I know what you must be thinking. Why are you interviewing Bobby Ewing, aka Frank Lambert, aka Patrick Duffy, the man with a crab. At first glance, you’d never think that Patrick Duffy would be the kind of person you’d find interviewed on YouBentByWookie. But recently we’ve learned that there’s really no one else more perfect than him. When we first sat down to talk to Duffy, we were just hoping to find out a little bit more about those strange short videos he’s been doing on Youtube under the name: “Patrick Duffy and the Crab.” What we discovered instead was a sci-fi and Muppet fan, an old school comic book lover, and one of the coolest guys we’ve had a chance to talk to.

Read it all below. Make sure you check out the complete five page interview along with some video clips featuring great Duffy moments. Also, we would like to reach out directly to Warner Bros. and Disney. Warner Bros, how awesome would it be to have the Patrick Duffy in your upcoming “Green Lantern” movie? Disney, Patrick Duffy would kill to work with the Muppets. You’ve got a movie coming up… and he’s willing to work for free!

YBMW: I want to thank you for taking time to talk to me.

PD: My pleasure. I was intrigued, first of all when I got the request and my son knew your website so he said “No, you have to do that, that’s a good thing,” and then he told me and I went on it and saw what you do and I think it’s perfect and I’m equally appreciative of you taking the time.

YBMW: So one day, recently, we came across this video of you.

PD: (laughs) I know…

YBMW: We were sort of like “What…what the hell is this?”

PD: (laughs) “What the hell is he thinking?” I know. A lot of people say that.

I feel like I’m Hugh Grant on the Tonight Show and Jay Leno said “What the hell were you thinking?” when he had his mix up with his hooker on the street. I wasn’t thinking at all…

I’m just following my son’s direction.

YBMW: So this was your son’s idea?

PD: My youngest son who is thirty years old. He and his wife conceived this, wrote the scripts, produced and directed them and we’ve got six of them in the can now. And it’s just their whimsy.
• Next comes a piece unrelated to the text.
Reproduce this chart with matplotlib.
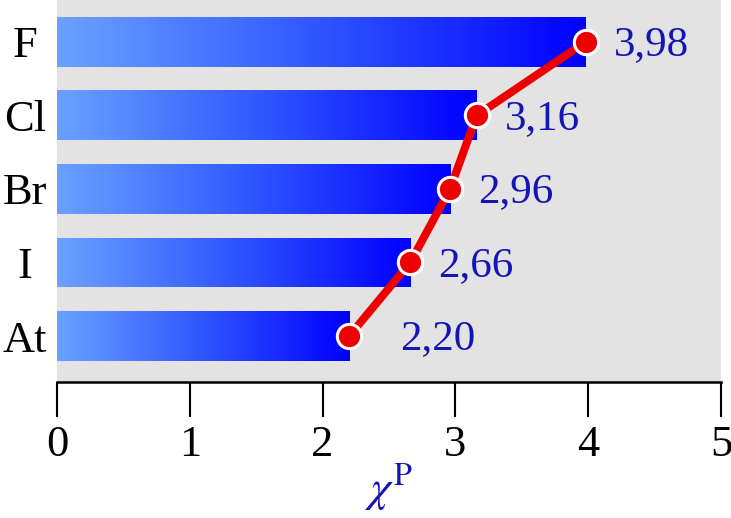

YBMW: So, is your son the crab?

PD: No, no. Absolutely not. The interesting thing I’ve decided to do, because it’s the strangest thing to talk about… a project called “Patrick Duffy and the Crab,” but then I realized that it’s easier for me to talk about it if I treat both characters as characters that are at play in these videos. So “Patrick Duffy” is a character and “The Crab” is a character, and now I can talk about both of them in the third person. So, I talk about the crab now the same way that I talk about Miss Piggy and Kermit. It gets you in the “real persona” and what we’re really trying to do is maintain this reality that is just so obviously not real. That Patrick Duffy and the crab are good friends that have been friends for, you know, thirty years, and done community theater and regional theater and dinner theater, and they’re now in Los Angeles pursuing their film careers. This is just a little window in their relationship. We’ve decided that’s how we’re going to approach whenever we speak about it, and…and instead of technically getting into “whose hand is up where.” (laughs)

YBMW: I could see that being… less than comfortable.

PD: Yeah. It’s my first venture into this kind of thing and I’ve been a huge Muppets Show fan, since its inception in England, and they always treat it as their own sphere of reality. When I did a little thing with Kermit and Miss Piggy, I found myself only working with Miss Piggy and Kermit…and that was the reality of the moment so, I really think we can make this happen if we keep after it in that vein. So that’s what I’ve sort of decided to do.